A space startup’s trajectory is very different from, say, a software startup; before generating revenue, we need to design physical prototypes, build them, and test them in a space environment – so there’s a longer run up before you can start selling to customers. Since SU, we’ve been continuing to prototype and looking for the right kinds of partners. As of today, we’ve secured our first LOIs to put our propulsion technology on a cubesat that could launch as soon as 18 months from now, and with that commercial commitment, we’ve started raising funds in South Africa and internationally. Amongst other funders, we’re extremely grateful to have secured a grant backed by the South African government toward product development. So we’re right on the cusp of building out a team, and I think the next big milestone after securing funding is going to be the demonstration mission where you see a Hypernova plasma thruster flying on a cubesat in low earth orbit sometime in 2021.

Wow, congratulations on the progress! At a broader level, where do you see the future of the space industry going? How will our human relationship with space change, from your perspective?

Jon: I think in the next 10-20 years we’re going to have a very different industry from today. In fact, it’s changing so fast that how it turns out might surprise most of us.

At the moment, space is already playing a big role in peoples’ lives, and they don’t even know it. I think that trend is going to continue in the sense that space is going to provide services and information and access to the internet, for example, and it will be almost seamless; people won’t even notice. Elon Musk actually said something like that, that when space starts to become boring then you know you’re succeeding because it’s becoming part of everyday life. It won’t be seen as something that’s separate from human activity or the economic engine, it will be intertwined with commerce and what we do to make our lives better and grow as a society.

There will always be companies and people who want to push the boundaries. I think that’s what makes people so attracted to space. So I see space activities growing in many directions: inward to serve the needs of people on earth; inspiring people to work toward something that’s bigger than themselves; and expanding human experience and influence.

Do you think the perspective shift from space becoming boring or common will help alleviate some of the geopolitical challenges we see today?

Jon: Satellites providing global, high-speed internet is going to be quite a big shift for people because if you’re not restricted by accessing internet through cables, that completely disrupts governments’ abilities to monitor and restrict access to information. I think for me that’s the easiest thing to imagine when thinking about space being disruptive, thinking of it as the next level of the internet.

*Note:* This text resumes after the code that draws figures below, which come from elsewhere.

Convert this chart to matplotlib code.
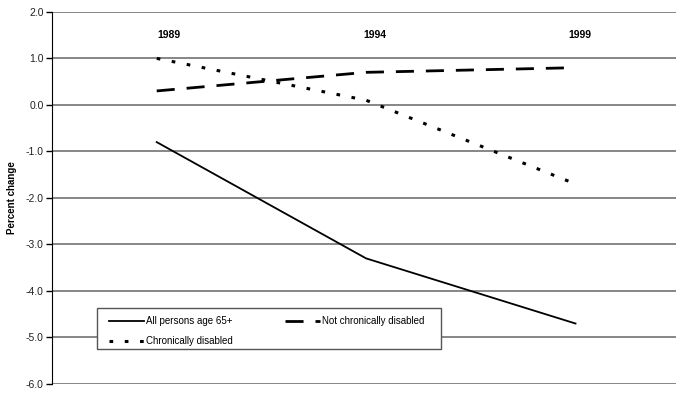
import matplotlib
matplotlib.use("Agg")
import matplotlib.pyplot as plt
from matplotlib.patches import Rectangle

years = ["1989", "1994", "1999"]
all_persons = [-0.8, -3.3, -4.7]
not_chronic = [0.3, 0.7, 0.8]
chronic = [1.0, 0.1, -1.7]
yticks = [2.0, 1.0, 0.0, -1.0, -2.0, -3.0, -4.0, -5.0, -6.0]

plt.rcParams['font.family'] = ['Liberation Sans', 'DejaVu Sans']

fig = plt.figure(figsize=(6.88, 3.98), dpi=100)
ax = fig.add_axes([0.0756, 0.0352, 0.907, 0.935])

x = list(range(len(years)))
l1, = ax.plot(x, all_persons, color='black', lw=1.3, linestyle='-', label='All persons age 65+')
l3, = ax.plot(x, chronic, color='black', lw=2.2, linestyle=(0, (1.2, 3.8)), label='Chronically disabled')
l2, = ax.plot(x, not_chronic, color='black', lw=2.0, linestyle=(0, (6.5, 4.3)), label='Not chronically disabled')

ax.set_xlim(-0.5, 2.48)
ax.set_ylim(-6.0, 2.0)
ax.set_yticks(yticks)
ax.set_yticklabels([f"{v:.1f}" for v in yticks], fontsize=7.5, color='#222222')
ax.set_xticks([])
ax.tick_params(axis='y', direction='out', length=4, width=1, pad=2)
ax.yaxis.grid(True, color='#666666', lw=1.1)
ax.set_axisbelow(True)
for s in ['top', 'right', 'bottom']:
    ax.spines[s].set_visible(False)
ax.spines['left'].set_color('black')

ax.set_ylabel('Percent change', fontsize=7, fontweight='bold', labelpad=6)

for i, yr in enumerate(years):
    ax.text(i + 0.06 - 0.02 * i, 1.5, yr, ha='center', va='center', fontsize=7.5, fontweight='bold')

# legend frame drawn separately
frame = Rectangle((0.072, 0.094), 0.551, 0.110, transform=ax.transAxes,
                  facecolor='white', edgecolor='#555555', lw=1.0, zorder=4)
ax.add_patch(frame)

leg = ax.legend(handles=[l1, l3, l2], ncol=2, loc='upper left',
                bbox_to_anchor=(0.092, 0.182), fontsize=7, frameon=False,
                handlelength=3.6, handletextpad=0.2, borderpad=0, labelspacing=1.0,
                columnspacing=5.3, borderaxespad=0)
leg.set_zorder(5)

fig.savefig('out.png', dpi=100)
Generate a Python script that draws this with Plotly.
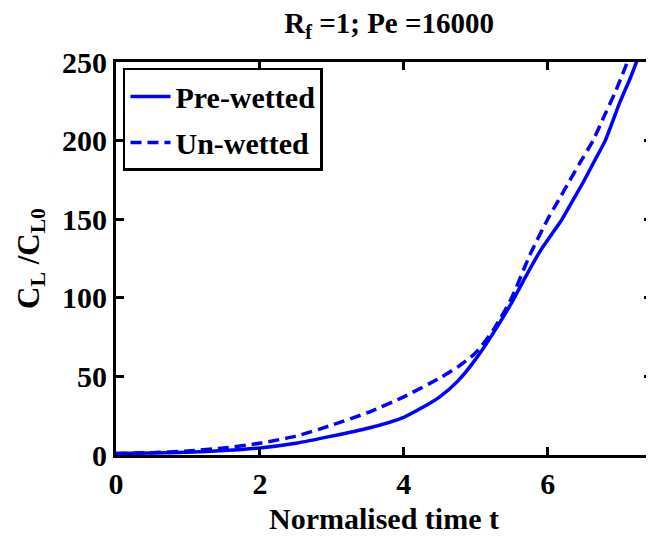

Bringing it back to Hypernova, what has it been like to build a company and commercialize a technology from different continents? 

Zach: Distributed teams are definitely not for every company and use case. We’re in a unique position in that we’re in an industry that’s inherently global. Other than maybe in the US, you can’t be a space company without doing business with organizations in multiple countries and continents. So in our case, it’s been incredibly helpful to have a presence in North America and in South Africa. But of course it comes with the same challenges of bridging time zones and finding meeting times.

I think being a distributed team has given us more access to the global space economy, and it has been more important for us to get those signals from different parts of the world to know when the market is going to be ready for this so we can bring it to market in the most successful way.

Jon: SU helped us with a lot of good practical advice on remote working and distributed companies. It doesn’t feel like we’re halfway around the world from each other. Zach and I developed a really close friendship, good understanding and good communication with each other. I think it’s quite a special thing. Managing expectations and having practical strategies in place can go a long way. I’m very grateful for the ways that SU emphasized the importance of—and equipped us—to create a healthy company culture from the start.

How has your relationship with SU helped you on your journey, and what would you like to see out of SU in the future?

Zach: Wherever I go, whether it’s among other founders, at conferences, or with investors, just saying the Singularity University name you’ll immediately find people who think differently, think bigger, are thinking on a global scale. It’s been a really helpful tool, for example connecting with Bob Richards from Moon Express who probably doesn’t have time to take anybody’s call, but as soon as he knew we’re SU alum, coming to meet us was the first thing he did when he was in town. So there’s a lot to be built on and explored there.

As we left SU it was really a small group of people around the world, and we can feel that the effort is to grow that, so you just have more of these big thinkers everywhere you go, and SU is the thing that ties us back together.

Does this technology have any application on earth?

Jon: The technology is already being used on earth. The core technology is based on a process called vacuum arcs, which were used in the vacuum tubes for the very first computers. Vacuum arcs were also used in some of the earliest efforts to create carbon nanotubes. So when people talk about how space technology can benefit people on earth, now it’s the other way around where this technology which has benefited people on earth can now be used in space.

If people want to learn more about how your technology works, are there resources available?

Jon: Most of the information is still buried in academic journals. A more accessible format will come a little bit later, but we encourage anyone who’s interested to visit our website and subscribe to the form there. We’ve made an effort recently to put a bit more of a teaser on the website.

Anything you want to add?

Zach: To build on what Jon was talking about earlier on the future of humanity, most satellites today are pointing at the earth. When we think about the space industry, it still seems really far out there, but ultimately right now the space industry means just a few hundred kilometers above where we stand now. We’ve expanded our human activities just a little bit higher in the sky, but everything is pointed back at the earth. And this is really great when we think about Starlink and providing internet for a billion people who don’t have it. But at Hypernova we also really believe that the future of humanity and space is going to be turning a lot of those satellites around and pointing them out into the solar system and out into the universe.

So my closing thought is that we have a technology that’s going to help the earth by making the satellites that serve us here on earth more useful and safer and less of a space debris risk, but the ultimate vision is to build a permanent presence on the moon and mine asteroids.

Ultimately Hypernova is an infrastructure company. The first things you need before you can have Amazon Prime or DoorDash are roads, electricity and plumbing. That’s what Hypernova is here to do. RIght now SpaceX is getting us off of the earth, but once we’re out in space you’re very limited with what you can do because there aren’t any gas stations between Earth and Mars. So what we want to do is provide the technology that will let us move freely around the universe.

Not so long ago, humans accomplished landing a spacecraft on an asteroid, but that’s because we calculated exactly how much fuel we needed to get there, then we landed and left our spacecraft behind because we didn’t have enough fuel to get it back. There will be a day in the future when we can send spacecraft with the flexibility to travel to multiple destinations on an almost ad-hoc basis because they’re going to be able to use the local resources where they are to power the next leg of their journey.

I think it’s very powerful to remember that, as far off in the distance as the space industry seems for the average person, right now the majority of satellites are pointed down toward the earth and there’s a whole universe to explore when we look outward and recognize the resources, knowledge and opportunities that await us.